SB350 has provisions to help low-income people with past marijuana convictions participate in the recreational marijuana industry. (EKKAPON/Adobe Stock)
SB350 has provisions to help low-income people with past marijuana convictions participate in the recreational marijuana industry. (EKKAPON/Adobe Stock)
October 18, 2019

HARRISBURG, Pa. – Two state senators have introduced a bill that some are calling a model for recreational marijuana legalization.

Senate Bill 350, introduced this week by Sen. Sharif Street, D-Philadelphia, and Sen.

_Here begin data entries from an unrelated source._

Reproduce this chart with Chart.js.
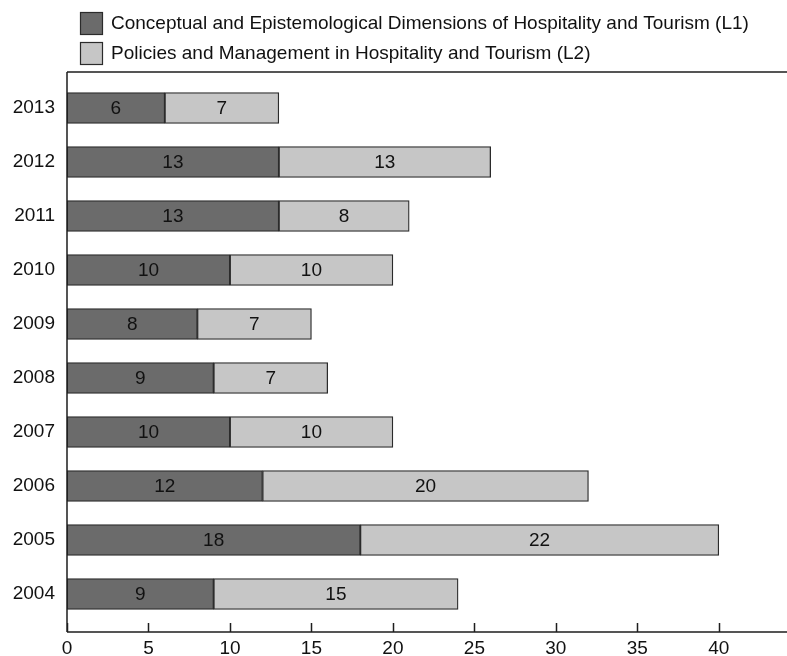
<!DOCTYPE html>
<html>
<head>
<meta charset="utf-8">
<script src="https://cdn.jsdelivr.net/npm/chart.js@4"></script>
<style>
html,body{margin:0;padding:0;background:#fff;}
#wrap{width:787px;height:656px;position:relative;}
</style>
</head>
<body>
<div id="wrap"><canvas id="c" width="787" height="656"></canvas></div>
<script>
const years = ['2013','2012','2011','2010','2009','2008','2007','2006','2005','2004'];
const l1Values = [6, 13, 13, 10, 8, 9, 10, 12, 18, 9];
const l2Values = [7, 13, 8, 10, 7, 7, 10, 20, 22, 15];
const seriesNames = [
  'Conceptual and Epistemological Dimensions of Hospitality and Tourism (L1)',
  'Policies and Management in Hospitality and Tourism (L2)'
];
const xTicks = [0, 5, 10, 15, 20, 25, 30, 35, 40];

const FONT = '"Liberation Sans", Arial, sans-serif';
const FS = 19;
const DARK = '#6b6b6b';
const LIGHT = '#c6c6c6';
const EDGE = '#2b2b2b';

const framePlugin = {
  id: 'frame',
  afterDraw(chart) {
    const ctx = chart.ctx;
    const a = chart.chartArea;
    const xs = chart.scales.x;
    const top = a.top - 9, bottom = a.bottom + 11;
    ctx.save();
    ctx.strokeStyle = '#1e1e1e';
    ctx.lineWidth = 1.5;
    ctx.beginPath();
    ctx.moveTo(a.left, top); ctx.lineTo(chart.width, top);
    ctx.moveTo(a.left, top); ctx.lineTo(a.left, bottom);
    ctx.moveTo(a.left, bottom); ctx.lineTo(chart.width, bottom);
    xTicks.forEach(v => {
      const px = Math.round(xs.getPixelForValue(v)) + 0.5;
      ctx.moveTo(px, bottom); ctx.lineTo(px, bottom - 9);
    });
    ctx.stroke();
    // legend
    ctx.font = FS + 'px ' + FONT;
    ctx.textBaseline = 'middle';
    ctx.textAlign = 'left';
    chart.data.datasets.forEach((ds, i) => {
      const y = 12 + i * 30;
      ctx.fillStyle = ds.backgroundColor;
      ctx.fillRect(80.5, y + 0.5, 22, 22);
      ctx.lineWidth = 1.2;
      ctx.strokeStyle = EDGE;
      ctx.strokeRect(80.5, y + 0.5, 22, 22);
      ctx.fillStyle = '#111';
      ctx.fillText(ds.label, 111, y + 12);
    });
    ctx.restore();
  },
  afterDatasetsDraw(chart) {
    const ctx = chart.ctx;
    ctx.save();
    ctx.font = FS + 'px ' + FONT;
    ctx.fillStyle = '#111';
    ctx.textAlign = 'center';
    ctx.textBaseline = 'middle';
    chart.data.datasets.forEach((ds, di) => {
      const meta = chart.getDatasetMeta(di);
      meta.data.forEach((el, i) => {
        const p = el.getProps(['x', 'y', 'base'], true);
        ctx.fillText(String(ds.data[i]), (p.x + p.base) / 2, p.y + 1);
      });
    });
    ctx.restore();
  }
};

new Chart(document.getElementById('c'), {
  type: 'bar',
  data: {
    labels: years,
    datasets: [
      { label: seriesNames[0], data: l1Values, backgroundColor: DARK, borderColor: EDGE, borderWidth: 1.3, borderSkipped: false, barThickness: 31 },
      { label: seriesNames[1], data: l2Values, backgroundColor: LIGHT, borderColor: EDGE, borderWidth: 1.3, borderSkipped: false, barThickness: 31 }
    ]
  },
  options: {
    indexAxis: 'y',
    responsive: false,
    animation: false,
    layout: { padding: { top: 81, right: 3, left: 0, bottom: 0 } },
    plugins: { legend: { display: false }, tooltip: { enabled: false } },
    scales: {
      x: {
        stacked: true,
        min: 0, max: 44,
        afterBuildTicks(s) { s.ticks = xTicks.map(v => ({ value: v })); },
        afterFit(s) { s.height = 35; },
        grid: { display: false, drawTicks: false },
        border: { display: false },
        ticks: { color: '#111', font: { family: FONT, size: FS }, padding: 16, maxRotation: 0, autoSkip: false }
      },
      y: {
        stacked: true,
        afterFit(s) { s.width = 67; },
        grid: { display: false, drawTicks: false },
        border: { display: false },
        ticks: { color: '#111', font: { family: FONT, size: FS }, padding: 12 }
      }
    }
  },
  plugins: [framePlugin]
});
</script>
</body>
</html>
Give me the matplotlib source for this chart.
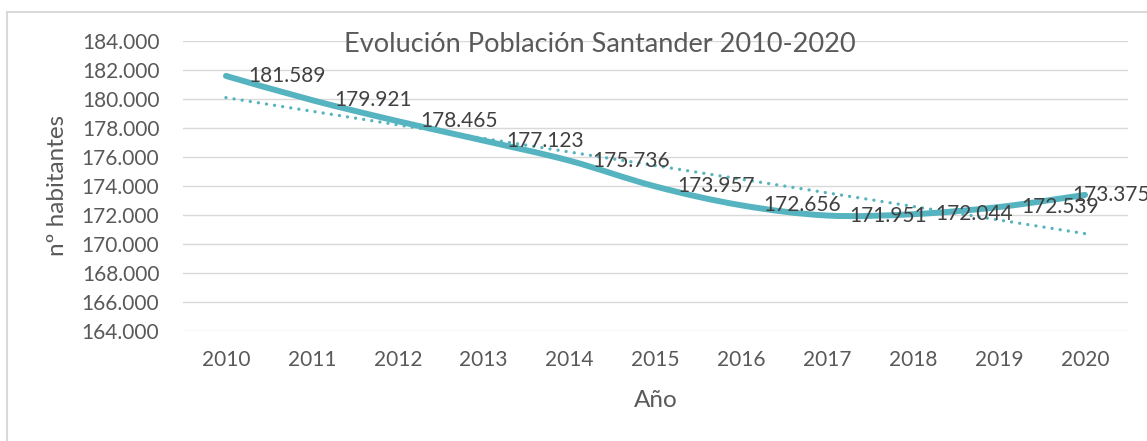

Daylin Leach, D-Montgomery, is being hailed as one of the most far-reaching legalization bills introduced in any state.

It would allow people to grow up to ten plants for personal use, get home deliveries from dispensaries, and help communities most affected by decades of prohibition reap the economic benefits of legalization.

Matt Sutton, director of media relations for the Drug Policy Alliance, says it would generate $450 to $500 million in tax revenue in its first year.

"The first 5% of that is going to pay for administrative fees and regulation enforcement, training programs,” says Sutton. “The remaining 95% would go to public education."

Opponents of legalization see marijuana as a "gateway drug" that leads to use of other, more dangerous drugs, but Sutton says there is no evidence to support that claim.

Last month, Gov. Tom Wolf said he now supports legalizing recreational marijuana.

Some states have included provisions to allow people with past marijuana-related convictions to apply to have those records expunged. Sutton notes that SB 350 goes a step further.

"It does have automatic expungement,” says Sutton. “Which is really good because there's so much damage that's been caused by prohibition that we can't just go forward without looking back.”

People with past convictions on the books can be denied access to public housing, student loans and employment, and may have lost homes and families while serving prison time.

While Sutton gives the bill high marks, he feels the money generated by the sale of marijuana could be more widely distributed.

"It is a little concerning to see that they're not using any of the marijuana tax revenue to curb the overdose epidemic in Pennsylvania, because it is definitely needed in the state,” he explains.

The legislation outlines rules for home growers, micro-growers and commercial marijuana growers.